# Best way to seal bamboo



## MarkBambisi (May 30, 2012)

Help--I'm having trouble getting a seal coat to adhere to bamboo! Bamboo has a very hard, smooth surface. If it is sanded the natural finish is destroyed. Also, my use is primarily exterior, so a non-yellowing sealer is a must. 
Thanks for all thoughts and suggests!
-Mark


----------



## GoIrish (Jan 29, 2012)

Never used bamboo but teak oil works on tough to finish woods.


----------



## Al B Thayer (Dec 10, 2011)

Mark

Bamboo is actually a grass not a wood. It does finish well but maybe only with surface finishes like poly. 

Al

Friends don't let friends use stamped metal tools sold at clothing stores.


----------



## johnnie52 (Feb 16, 2009)

Bamboo isn't wood. Its a grass. Sanding will ruin it unless you are very careful because it won't sand evenly. About the only thing I can suggest for outdoor use that holds up well to exposure to the sun light is Cabot's spar varnish. I used it to finish the top of my out door work table over a year ago and the wood still looks like it did the day I finished applying the varnish. You can pick it up a Lowes.


----------



## MarkBambisi (May 30, 2012)

I'm clear on bamboo being grass.  I listed it under woodworking as I didn't know where else to do so. And spar varnish is likely the way to go due to the UV protection it offers. Kiln dried bamboo has a very resistant surface and yes any real sanding will destroy/lesson its appearance. So if sanding is not a good option what other possible means are available to prep the surface to gain the best adhesion possible? Would a very thinned down first coat of varnish help? Are there other prep options/ideas anyone?

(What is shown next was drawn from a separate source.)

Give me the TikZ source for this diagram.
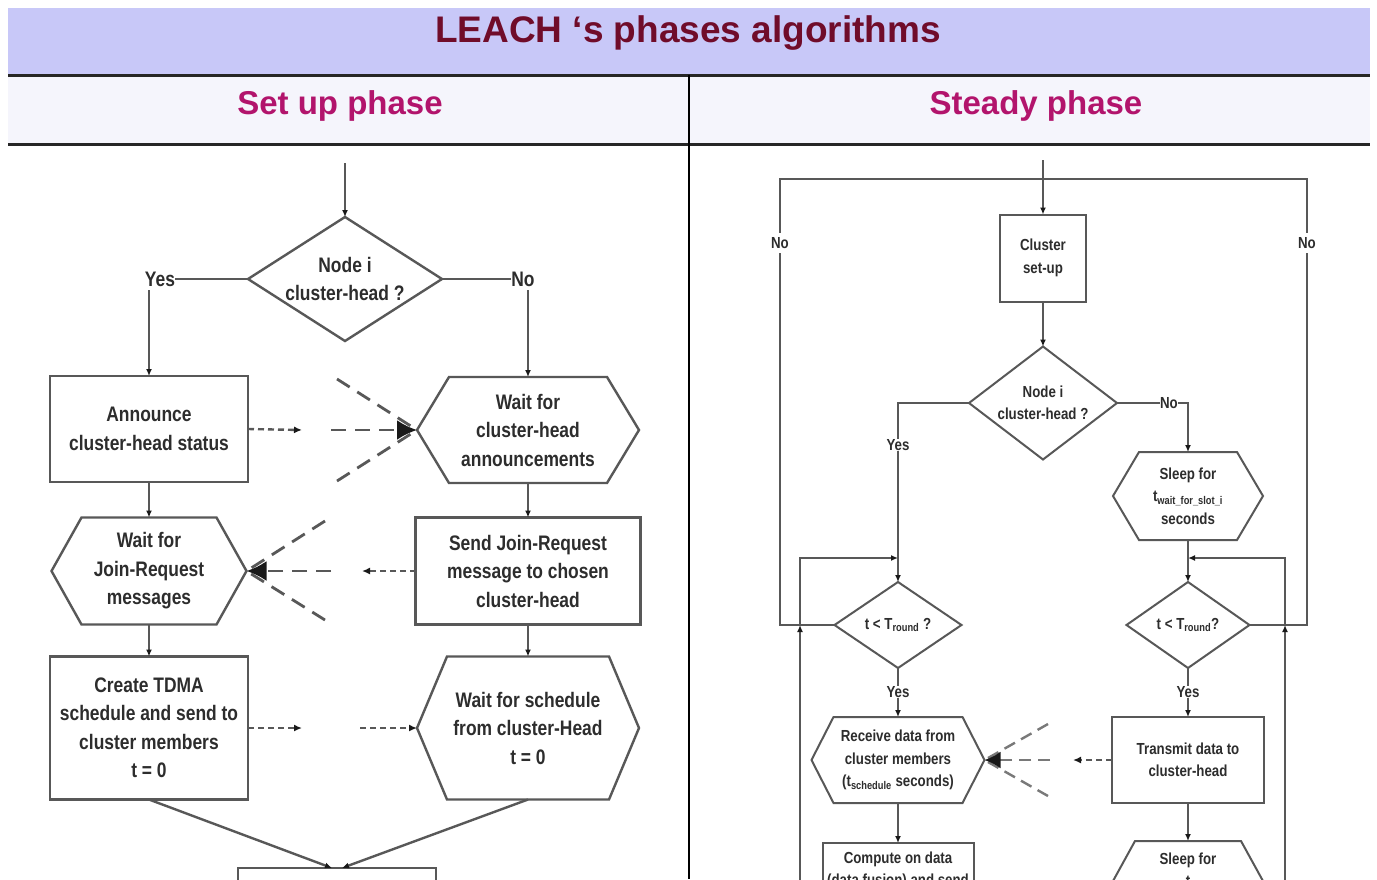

Tks! 
PS: my use is similar to fly rods (exposed to sun and moisture on a regular basis but not left outdoors over night or for extended periods).


----------



## zoshia (Jun 19, 2012)

If you have not completed your project already you should use Tung Oil. At least three coats. Apply thin coats allowing it to soak in every night with a very light sand using 400 or higher or steel wool in between. The more coats you add the harder the finish will be. 

It's takes time but is quite worth it!


----------



## MarkBambisi (May 30, 2012)

Yes! I eventually discovered tung oil. It works great! It provides a very durable finish even w/o sanding. It does talk time as the coats need to dry overnight but it is worth it...the only thing I've found that comes close to working as well.


----------